The four-day Congress explored the relevance of theology for contemporary Europe and today’s many challenges.
In his address on the theme, ‘Toward a Theology of Mission’, Cardinal Aveline drew on his experience of working in the area of interreligious dialogue.
“I perceived that among Christians there is often an opposition between those who support dialogue, and those who privilege mission. One group is suspicious of relativism, the other of proselytizing. But a deepening theology allows one to surpass this sterile opposition.”
Cardinal Aveline recalled how he had been deeply moved by a meeting with two of the monks who survived the Tibhirine abbey massacre in Algeria in 1996, and their belief that the essence of missionary activity lay in the creation and nurturing of “neighbourly relations”. He said this evangelical proximity has never been more important.
After his talk, Cardinal Aveline met Columban Missionary Fr Liam O’Callaghan who works in Pakistan in the areas of interfaith dialogue and care for the earth.

Cardinal Jean-Marc Aveline delivering his lecture ‘Toward a Theology of Mission’ at TCD. Photo: Sarah Mac Donald.
Columban Priorities identified at the Assembly include Dialogue and Inculturation: promoting authentic dialogue with other religions and cultures to spread the Gospel.
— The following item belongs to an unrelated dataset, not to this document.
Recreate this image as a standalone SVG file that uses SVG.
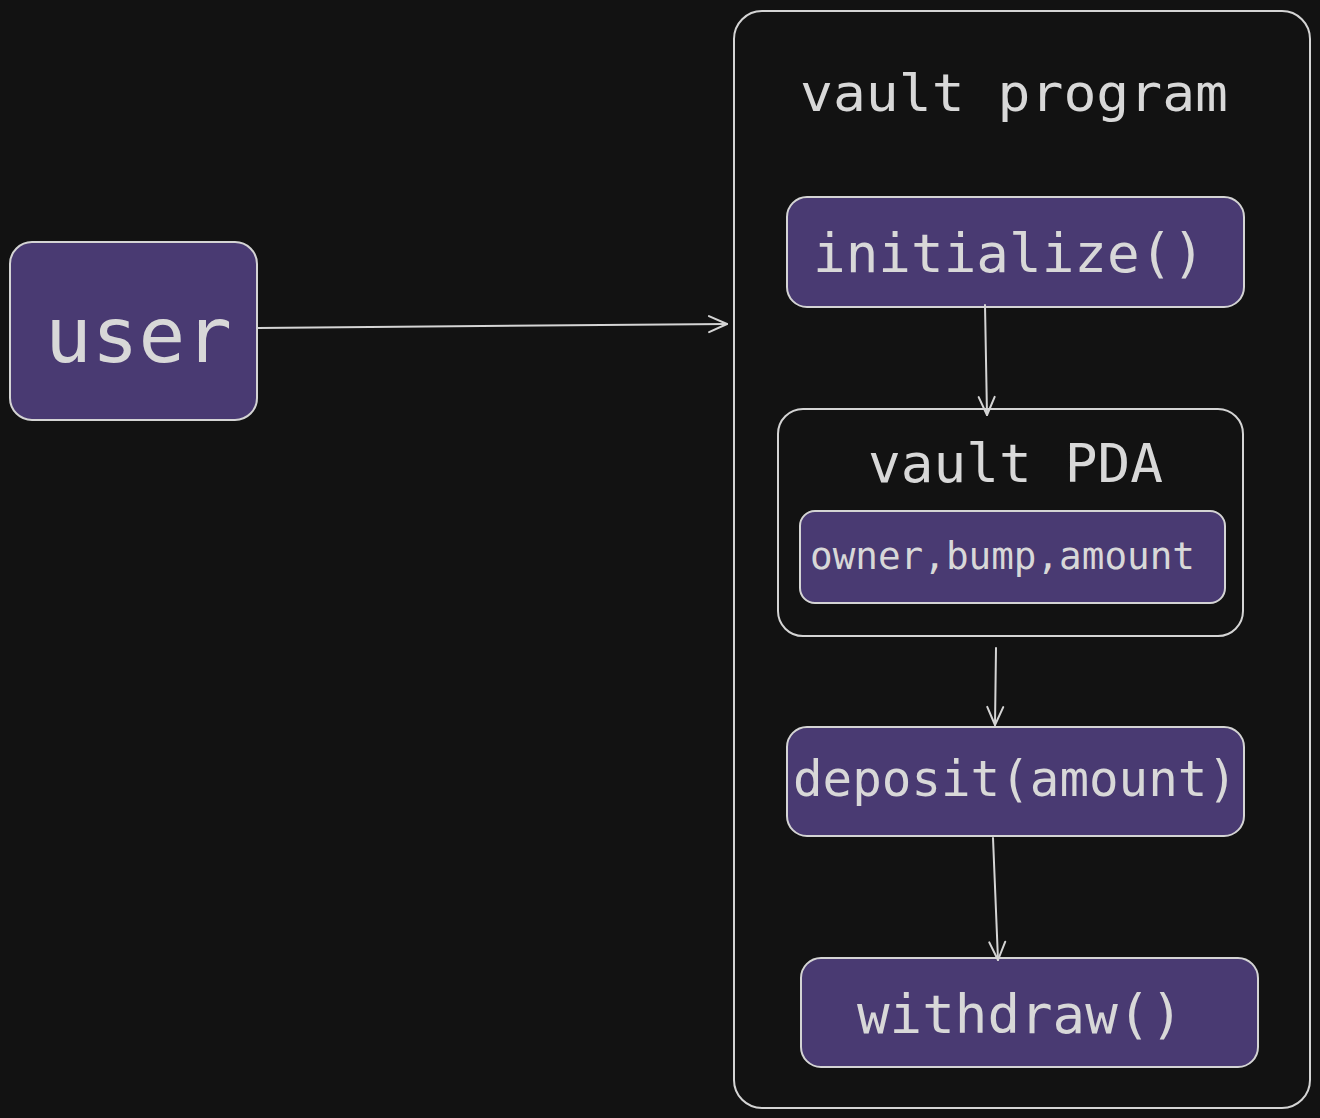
<svg xmlns="http://www.w3.org/2000/svg" width="1320" height="1118" viewBox="0 0 1320 1118">
<defs>
<style>
.box{fill:#493a72;stroke:#d4d4d4;stroke-width:2}
.frame{fill:none;stroke:#d4d4d4;stroke-width:2}
.t{fill:#d8d8d8;font-family:"DejaVu Sans Mono","Liberation Mono",monospace}
.c{fill:none;stroke:#d4d4d4;stroke-width:2;stroke-linecap:round}
</style>
<marker id="ah" markerWidth="24" markerHeight="24" refX="20" refY="10" orient="auto" markerUnits="userSpaceOnUse">
<path d="M2,2 L20,10 L2,18" fill="none" stroke="#d4d4d4" stroke-width="2" stroke-linecap="round" stroke-linejoin="round"/>
</marker>
</defs>
<rect width="1320" height="1118" fill="#121212"/>
<g id="vault-program">
<rect class="frame" x="734" y="11" width="576" height="1097" rx="28"/>
<text class="t" x="800" y="111" font-size="52" textLength="428" lengthAdjust="spacingAndGlyphs">vault program</text>
</g>
<g id="user">
<rect class="box" x="10" y="242" width="247" height="178" rx="22"/>
<text class="t" x="45" y="362" font-size="76" textLength="187" lengthAdjust="spacingAndGlyphs">user</text>
</g>
<g id="initialize">
<rect class="box" x="787" y="197" width="457" height="110" rx="20"/>
<text class="t" x="813" y="272" font-size="54" textLength="392" lengthAdjust="spacingAndGlyphs">initialize()</text>
</g>
<g id="vault-pda">
<rect class="frame" x="778" y="409" width="465" height="227" rx="25"/>
<text class="t" x="868" y="482" font-size="54" textLength="295" lengthAdjust="spacingAndGlyphs">vault PDA</text>
</g>
<g id="fields">
<rect class="box" x="800" y="511" width="425" height="92" rx="15"/>
<text class="t" x="810" y="569" font-size="37" textLength="385" lengthAdjust="spacingAndGlyphs">owner,bump,amount</text>
</g>
<g id="deposit">
<rect class="box" x="787" y="727" width="457" height="109" rx="20"/>
<text class="t" x="793" y="796" font-size="50" textLength="444" lengthAdjust="spacingAndGlyphs">deposit(amount)</text>
</g>
<g id="withdraw">
<rect class="box" x="801" y="958" width="457" height="109" rx="20"/>
<text class="t" x="857" y="1033" font-size="54" textLength="326" lengthAdjust="spacingAndGlyphs">withdraw()</text>
</g>
<g id="connectors">
<path class="c" d="M258,328 L727,324" marker-end="url(#ah)"/>
<path class="c" d="M985,305 L987,415" marker-end="url(#ah)"/>
<path class="c" d="M996,648 L995,725" marker-end="url(#ah)"/>
<path class="c" d="M993,838 L998,960" marker-end="url(#ah)"/>
</g>
</svg>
Other priorities are Justice and Peace and Environmental Concerns.
A central concern for the Columbans is challenging structural poverty and the violence associated with it and caring for the Earth is integral to all issues of justice and peace, making it a core part of their missionary work.
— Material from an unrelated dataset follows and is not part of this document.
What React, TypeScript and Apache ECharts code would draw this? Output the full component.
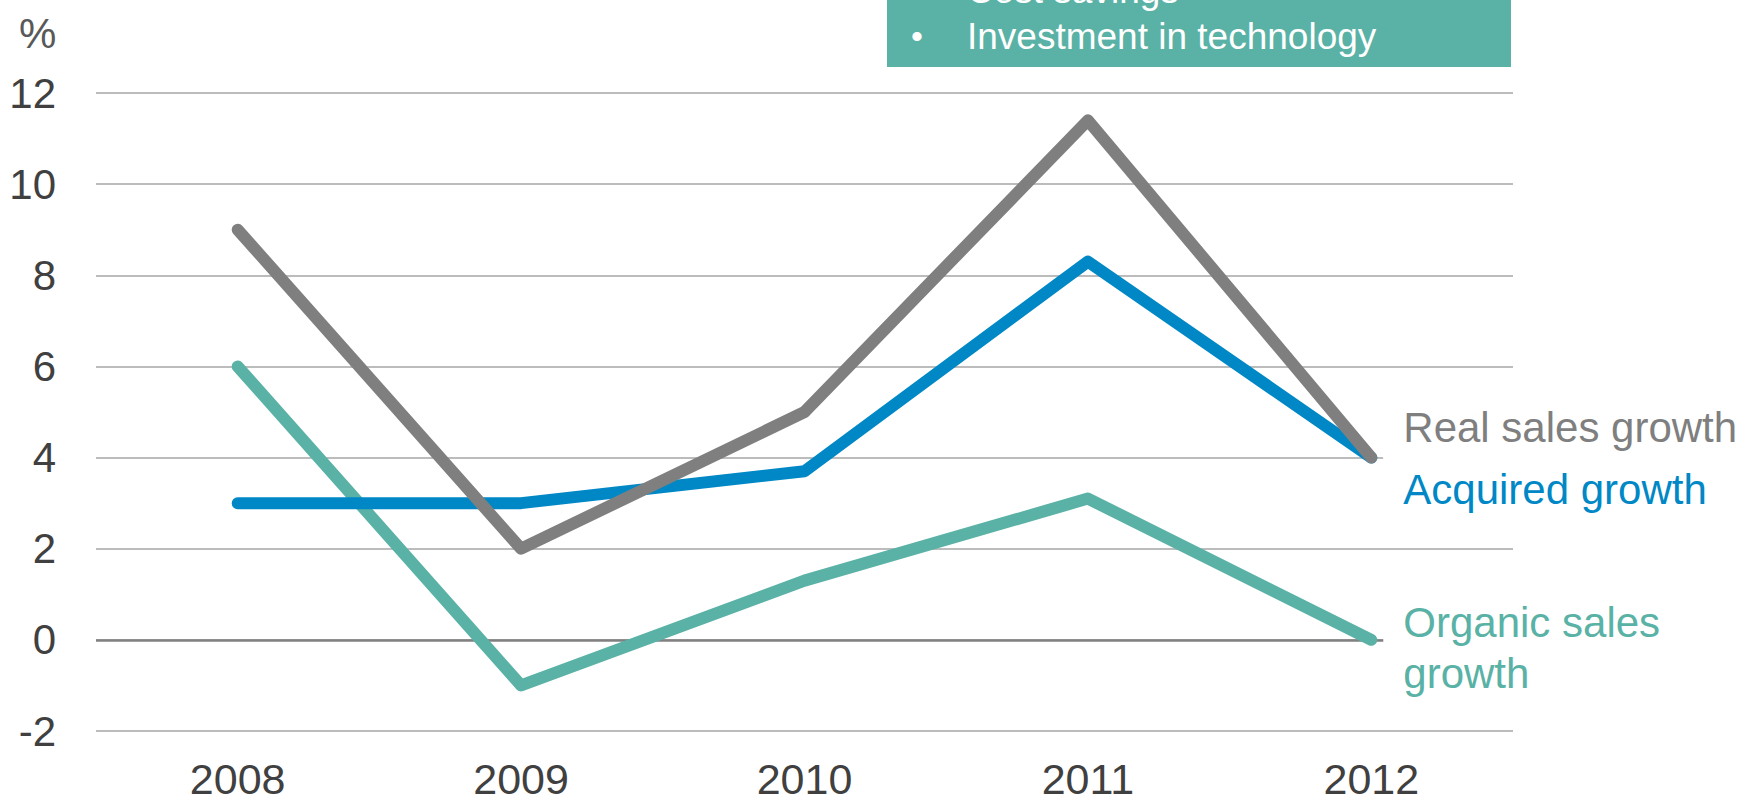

In his recent address in Dublin, the Cardinal Archbishop of Marseille argued that mission should free the Church from a preoccupation with its own survival, opening it to the unknowable breadth and depth of God’s work.
Marseille breathes with two lungs, he said, one European, the other Mediterranean. It is a very cosmopolitan city, and the experience of religious plurality and the consideration of the legitimacy of each religion’s claims to truth lies behind these reflections on the challenge of being a missionary Church in the contemporary world.
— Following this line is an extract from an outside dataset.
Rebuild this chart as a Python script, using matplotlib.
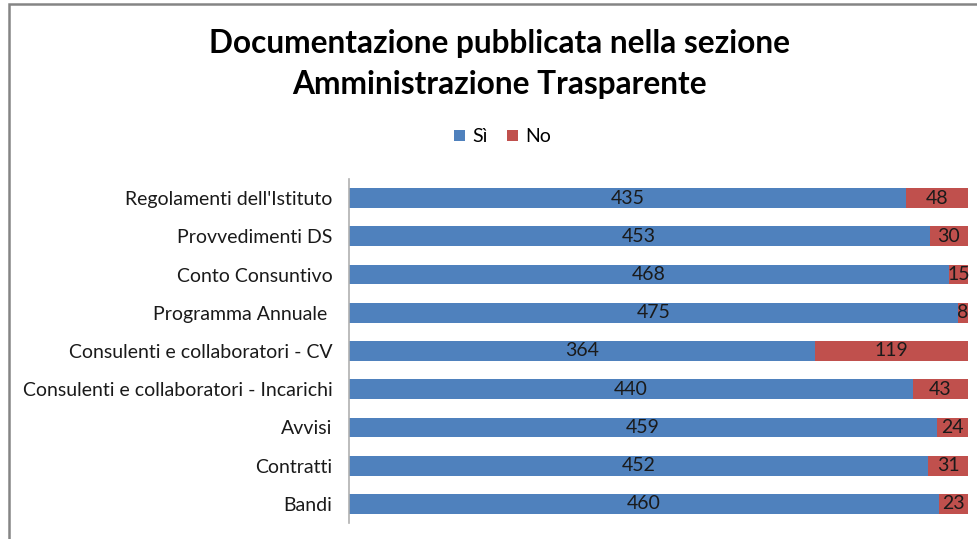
import matplotlib
matplotlib.use("Agg")
import matplotlib.pyplot as plt
from matplotlib.patches import Rectangle
import numpy as np

plt.rcParams["font.family"] = ["Lato", "DejaVu Sans"]

categories = [
    "Regolamenti dell'Istituto",
    "Provvedimenti DS",
    "Conto Consuntivo",
    "Programma Annuale ",
    "Consulenti e collaboratori - CV",
    "Consulenti e collaboratori - Incarichi",
    "Avvisi",
    "Contratti",
    "Bandi",
]
si_values = [435, 453, 468, 475, 364, 440, 459, 452, 460]
no_values = [48, 30, 15, 8, 119, 43, 24, 31, 23]

BLUE = "#4F81BD"
RED = "#C0504D"
TEXT = "#1a1a1a"
FS = 14

fig = plt.figure(figsize=(9.78, 5.39), dpi=100)
ax = fig.add_axes([349 / 978, 1 - 523 / 539, (968 - 349) / 978, 344 / 539])

si = np.array(si_values, dtype=float)
no = np.array(no_values, dtype=float)
total = si + no
si_pct = si / total
no_pct = no / total
y = np.arange(len(categories))

ax.barh(y, si_pct, height=0.52, color=BLUE, label="Sì")
ax.barh(y, no_pct, left=si_pct, height=0.52, color=RED, label="No")

for i in range(len(categories)):
    ax.text(si_pct[i] / 2, y[i], str(si_values[i]), ha="center", va="center",
            fontsize=FS, color=TEXT)
    ax.text(si_pct[i] + no_pct[i] / 2, y[i], str(no_values[i]), ha="center", va="center",
            fontsize=FS, color=TEXT)

ax.set_xlim(0, 1)
ax.set_ylim(len(categories) - 0.5, -0.5)
ax.set_yticks(y)
ax.set_yticklabels(categories, fontsize=FS, color=TEXT)
ax.tick_params(axis="y", length=0, pad=12)
ax.set_xticks([])
for side in ["top", "right", "bottom"]:
    ax.spines[side].set_visible(False)
ax.spines["left"].set_color("#b0b0b0")
ax.spines["left"].set_linewidth(1.2)

fig.text(0.511, 1 - 64 / 539, "Documentazione pubblicata nella sezione\nAmministrazione Trasparente",
         ha="center", va="center", fontsize=22.8, fontweight="bold", linespacing=1.5)

handles, labels = ax.get_legend_handles_labels()
fig.legend(handles, labels, loc="center", bbox_to_anchor=(0.514, 1 - 137 / 539), ncol=2,
           frameon=False, fontsize=FS, handlelength=0.55, handleheight=0.55,
           handletextpad=0.4, columnspacing=1.0)

fig.patches.append(Rectangle((9 / 978, -0.05), 1.1, 1 - 4 / 539 + 0.05, transform=fig.transFigure,
                             fill=False, edgecolor="#858585", linewidth=1.8))

fig.savefig("out.png", dpi=100)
“I remember a meeting a few years ago in Meknes, to which the Archbishop of Rabat had invited me. Monks from the Monastery of Notre-Dame de l’Atlas in Midelt were present, including the two monks who survived the Tibhirine abbey massacre in Algeria in 1996, Amédée Noto and Jean-Pierre Schumacher.”
“They explained to us that, for them, the essence of missionary activity lay in the creation and nurturing of “neighbourly relations”. This was marked by attentive closeness to individuals and to families, lived out with simplicity and fidelity, for the sake of Christ Jesus, whose disciples they openly acknowledged themselves to be.”

Cardinal Jean-Marc Aveline, Archbishop of Marseilles, Congress co-ordinator Dr Fáinche Ryan and Archbishop Eamon Martin, Archbishop of Armagh, Primate of All Ireland. Photo: Loyola Institute.
“The two monks have both since died. Their testimony, already sealed by the blood of their brothers, made a deep impression on me. This ‘evangelical proximity’ should be the first sign of Christians in their way of being in the world, especially in a time of what Pope Francis regularly denounced as the ‘globalisation of indifference’.”
From his very first encyclical, Ecclesiam suam (1964), Pope Paul VI set out the fundamentally dialogical dimension of revelation and therefore of mission: “Revelation, which is the supernatural relationship that God Himself took the initiative to establish with humanity, can be represented as a dialogue (colloquium) in which the Word of God is expressed through the Incarnation and then through the Gospel … The history of salvation precisely recounts this long and varied dialogue which comes from God and engages humanity in a manifold and astonishing conversation.”
“We cannot put dialogue and mission in opposition to each other. Rather, the point is to live the command of mission in the spiritual attitude of dialogue. Dialogue is more than a mere condition for making proclamation of the Gospel possible.”
“The very proposition of dialogue is already an implicit announcement of the Good News of the Triune God. It is often because our theology is not sufficiently Trinitarian that our missionary activity lacks its dialogical dimension. The Church quickly runs out of breath when it pretends to breathe in place of the Spirit.”